So one of my clients asked me earlier this week if I ever yell at my kids. The question came after she had watched the video ezine I filmed last week while I was in Colorado. Jude, my 9 year old, jumped in the background while I was filming and she asked if it bothered me. Believe me this would have bothered me a few years ago, but that was when I was struggling with perfectionism and deeply caring what other people thought of me. For the most part I no longer care (unless I’m feeling super vulnerable), and in this situation found myself instead thinking how proud and happy I was to have my son be able to express himself! It actually inspired him to create his own video afterward on determination. He built his first snow fort ever and was so proud 🙂 Lots of good things happen when we let ourselves and other just be.


So back to the yelling at the kids question. My answer? A whopping “yes”! Of course I do. I yell at my kids, yell at my husband and yell at my dog. Well maybe not the dog, but you get my drift. Of course I do, I’m human. Even though my bigger perspective is about love, us all being eternal, and creating a life of connection – I am still human. I am having a human experience and I still let my emotions get the better of me. I still get angry, sad, scared and worried. BUT I don’t stay in those spaces for very long thankfully, which is die to a ton of personal development work. So I do slip like most of you reading this. What I do to shift it is even more important. I go curious – WHY am I feeling this way? What is off right now and what do I need? All of these negative emotions come from fear in some way, shape or form. When I lose patience with the kids it almost always leads back to something being off in my self-care routine, which correlates directly to boundary setting. Sometimes the kids are “off” too – by not listening, being snappy, etc. You know the drill. If that’s the case, I try (involves an insurmountable amount of patience when they’re in that place to not react back), to go curious with them and figure out what is going on. I have definitely found the more love I give them the more the situation balances back out and we can talk about what is happening. If I stay in anger mode, nothing good comes out of that state. What it leads to is feeling like a bad person. It triggers all kinds of negative emotions like shame, blame and being unlovable at the core. The ego at its finest. It wants us to stay feeling bad about ourselves, and when we start to see life and business through that lens it’s detrimental to us thriving and being successful. Shift it and sift it fast.


Back to self-care and boundaries. When I feel myself losing patience it’s usually my “stuff” coming up and when I go curious I realize almost always something is off. Whether my morning routine has been lacking or lack of time to myself. Upon further analysis, it usually means my boundaries are weak. I realize I’ve started saying “yes” to more things I don’t truly want to be doing, I’m less strict around how much time I’m spending on certain tasks and have fallen into the old pattern of putting everyone else’s needs first.


It’s an easy and also empowering fix.
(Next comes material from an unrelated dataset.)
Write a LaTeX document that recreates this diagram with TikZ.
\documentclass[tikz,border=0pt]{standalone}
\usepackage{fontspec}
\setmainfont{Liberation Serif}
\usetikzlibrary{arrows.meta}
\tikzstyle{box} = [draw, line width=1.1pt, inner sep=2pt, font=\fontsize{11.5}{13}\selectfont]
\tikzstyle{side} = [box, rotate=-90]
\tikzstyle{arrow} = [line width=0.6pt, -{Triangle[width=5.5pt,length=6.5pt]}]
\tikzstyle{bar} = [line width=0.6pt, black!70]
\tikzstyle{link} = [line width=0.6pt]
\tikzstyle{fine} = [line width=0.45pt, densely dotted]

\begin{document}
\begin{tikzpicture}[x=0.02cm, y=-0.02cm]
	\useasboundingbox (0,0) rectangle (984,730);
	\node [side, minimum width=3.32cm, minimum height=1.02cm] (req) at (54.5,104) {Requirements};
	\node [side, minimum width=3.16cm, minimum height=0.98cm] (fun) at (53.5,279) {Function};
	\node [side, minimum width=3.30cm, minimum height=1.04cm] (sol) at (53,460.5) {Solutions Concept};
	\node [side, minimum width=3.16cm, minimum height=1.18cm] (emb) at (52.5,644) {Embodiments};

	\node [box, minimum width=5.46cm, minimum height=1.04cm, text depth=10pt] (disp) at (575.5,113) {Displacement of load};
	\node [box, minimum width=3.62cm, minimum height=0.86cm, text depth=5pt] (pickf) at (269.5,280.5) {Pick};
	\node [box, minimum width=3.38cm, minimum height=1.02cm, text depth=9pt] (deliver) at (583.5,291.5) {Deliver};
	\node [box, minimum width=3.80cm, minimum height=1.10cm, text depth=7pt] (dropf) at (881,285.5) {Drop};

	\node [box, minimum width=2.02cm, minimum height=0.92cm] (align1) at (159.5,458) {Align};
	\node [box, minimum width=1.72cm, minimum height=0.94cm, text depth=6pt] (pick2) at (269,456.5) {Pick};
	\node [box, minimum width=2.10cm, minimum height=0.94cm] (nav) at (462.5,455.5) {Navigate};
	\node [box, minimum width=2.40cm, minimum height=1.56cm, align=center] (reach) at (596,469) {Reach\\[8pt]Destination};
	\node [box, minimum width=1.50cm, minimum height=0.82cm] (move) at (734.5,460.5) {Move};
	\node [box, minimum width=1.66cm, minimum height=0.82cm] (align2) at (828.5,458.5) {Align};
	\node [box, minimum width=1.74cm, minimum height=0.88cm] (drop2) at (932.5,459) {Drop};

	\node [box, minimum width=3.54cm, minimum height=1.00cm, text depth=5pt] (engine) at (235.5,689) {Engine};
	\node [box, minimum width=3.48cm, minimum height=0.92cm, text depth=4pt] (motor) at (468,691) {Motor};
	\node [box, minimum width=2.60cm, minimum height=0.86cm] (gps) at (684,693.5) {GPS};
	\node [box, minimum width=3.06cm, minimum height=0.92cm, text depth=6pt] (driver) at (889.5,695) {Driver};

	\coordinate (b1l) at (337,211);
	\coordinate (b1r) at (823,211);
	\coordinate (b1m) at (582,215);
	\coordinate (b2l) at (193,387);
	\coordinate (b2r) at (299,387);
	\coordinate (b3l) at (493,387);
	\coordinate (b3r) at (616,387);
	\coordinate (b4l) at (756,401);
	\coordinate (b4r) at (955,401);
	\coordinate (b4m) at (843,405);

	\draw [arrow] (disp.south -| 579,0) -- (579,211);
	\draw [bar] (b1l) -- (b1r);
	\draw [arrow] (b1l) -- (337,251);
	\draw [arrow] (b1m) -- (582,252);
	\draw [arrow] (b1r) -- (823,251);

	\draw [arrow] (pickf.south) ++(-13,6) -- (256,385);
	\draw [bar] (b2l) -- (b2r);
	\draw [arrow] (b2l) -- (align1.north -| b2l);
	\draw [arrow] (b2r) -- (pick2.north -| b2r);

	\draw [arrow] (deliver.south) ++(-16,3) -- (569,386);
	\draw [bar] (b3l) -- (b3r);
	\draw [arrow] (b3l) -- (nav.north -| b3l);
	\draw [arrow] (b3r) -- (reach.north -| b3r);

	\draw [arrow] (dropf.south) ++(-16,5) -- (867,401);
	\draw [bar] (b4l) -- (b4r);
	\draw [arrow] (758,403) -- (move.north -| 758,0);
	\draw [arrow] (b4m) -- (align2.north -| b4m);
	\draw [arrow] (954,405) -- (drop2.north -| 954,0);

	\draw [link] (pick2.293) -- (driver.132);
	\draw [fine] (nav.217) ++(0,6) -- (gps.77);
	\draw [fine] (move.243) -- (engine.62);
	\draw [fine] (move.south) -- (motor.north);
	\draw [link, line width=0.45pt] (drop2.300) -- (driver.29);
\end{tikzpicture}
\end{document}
I start being firm in what I want to do – meaning when it’s not an absolute “yes”, I say “no” with respect and kindness. It can be uncomfortable at first, but once you practice it becomes easier. It then becomes empowering to take control of your life and do the things you want to be doing, and it also instills confidence and creates a healthy self-esteem.
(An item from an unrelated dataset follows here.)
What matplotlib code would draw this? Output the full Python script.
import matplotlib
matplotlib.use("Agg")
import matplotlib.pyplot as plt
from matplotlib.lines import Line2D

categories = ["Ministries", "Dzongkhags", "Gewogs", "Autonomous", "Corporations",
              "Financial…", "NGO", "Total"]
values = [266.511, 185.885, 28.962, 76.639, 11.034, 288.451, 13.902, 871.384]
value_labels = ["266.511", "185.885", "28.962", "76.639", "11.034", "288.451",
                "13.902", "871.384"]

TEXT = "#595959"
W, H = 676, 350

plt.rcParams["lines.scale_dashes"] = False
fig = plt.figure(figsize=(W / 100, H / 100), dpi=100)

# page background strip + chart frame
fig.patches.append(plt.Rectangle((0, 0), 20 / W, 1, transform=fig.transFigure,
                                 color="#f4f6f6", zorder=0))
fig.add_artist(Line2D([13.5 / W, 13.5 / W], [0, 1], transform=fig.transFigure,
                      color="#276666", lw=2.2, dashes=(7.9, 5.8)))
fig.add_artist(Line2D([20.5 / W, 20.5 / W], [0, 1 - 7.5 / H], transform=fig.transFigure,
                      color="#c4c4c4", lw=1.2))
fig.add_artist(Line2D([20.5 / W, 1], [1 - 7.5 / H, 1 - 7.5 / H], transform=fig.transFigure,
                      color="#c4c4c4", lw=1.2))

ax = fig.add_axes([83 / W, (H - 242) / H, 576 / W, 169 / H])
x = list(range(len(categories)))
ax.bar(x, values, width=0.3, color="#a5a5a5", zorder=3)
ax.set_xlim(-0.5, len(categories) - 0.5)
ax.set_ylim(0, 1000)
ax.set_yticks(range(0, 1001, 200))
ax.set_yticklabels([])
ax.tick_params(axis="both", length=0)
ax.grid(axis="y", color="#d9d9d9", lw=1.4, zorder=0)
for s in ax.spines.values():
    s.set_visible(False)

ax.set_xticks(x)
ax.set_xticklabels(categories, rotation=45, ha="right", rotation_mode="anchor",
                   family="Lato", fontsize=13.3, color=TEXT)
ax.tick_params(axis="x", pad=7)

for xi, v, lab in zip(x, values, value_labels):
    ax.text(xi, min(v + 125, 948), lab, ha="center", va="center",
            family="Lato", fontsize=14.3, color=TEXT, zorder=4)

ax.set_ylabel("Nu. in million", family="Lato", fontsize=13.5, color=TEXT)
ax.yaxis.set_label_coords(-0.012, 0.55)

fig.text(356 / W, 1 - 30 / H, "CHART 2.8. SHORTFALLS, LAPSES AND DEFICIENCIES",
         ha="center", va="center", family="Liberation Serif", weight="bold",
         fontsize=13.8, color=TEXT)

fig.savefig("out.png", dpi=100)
What I’ve also come to realize is setting boundaries doesn’t just pertain to social invitations and work opportunities. It also applies to spouses (partners), and kids. I read in Brene Brown’s book “Rising Strong” the other day that she grew-up trying to be fun and flexible, and not rock the boat. I think a lot of us feel this way – we want to behave in order to receive love, acceptance and approval. What happens though, is we didn’t tend to take a stand for own emotional needs. It’s okay to ask for what we want and tell our partners and kids what we need. Their needs can wait sometimes. We don’t need to drop everything and lose track of our own needs. For me it’s the small stuff. I’ve always been really open about the bigger things in life, but with the day-to-day I do slip into people pleaser mode. I didn’t realize that’s what it was after working so hard on setting boundaries all of these years, but it was. It’s just with my won immediate family, which I didn’t even realize. So I am working on all of this while you are too. Last week while we were away skiing, it was as simple as saying I didn’t want to ski for a full day and therefore didn’t get a pas for the day. I almost went along with it to be the fun Mom, but realized after 3 full days of skiing and being super sore this really wasn’t what I wanted to do.  I would have been resentful instead of “fun” and it would have backfired for sure. I could be “fun” again tomorrow. Well, what ended up happening was that Ella decided after a few runs that she didn’t want to ski anymore, and wasn’t feeling great and needed a down day. It also was a wet, snowy day and the guys quit early. Maybe it was mother’s intuition on why I didn’t want to go. Trust those instincts and take care of You. As some smart lady once said, “give from your saucer and not your teacup”. You will be a better wife, mother, friend and business associate when you take care of You first. You will also teach your family, friends and clients how to set healthy boundaries around their time and together we will create a more empowered society! Ya!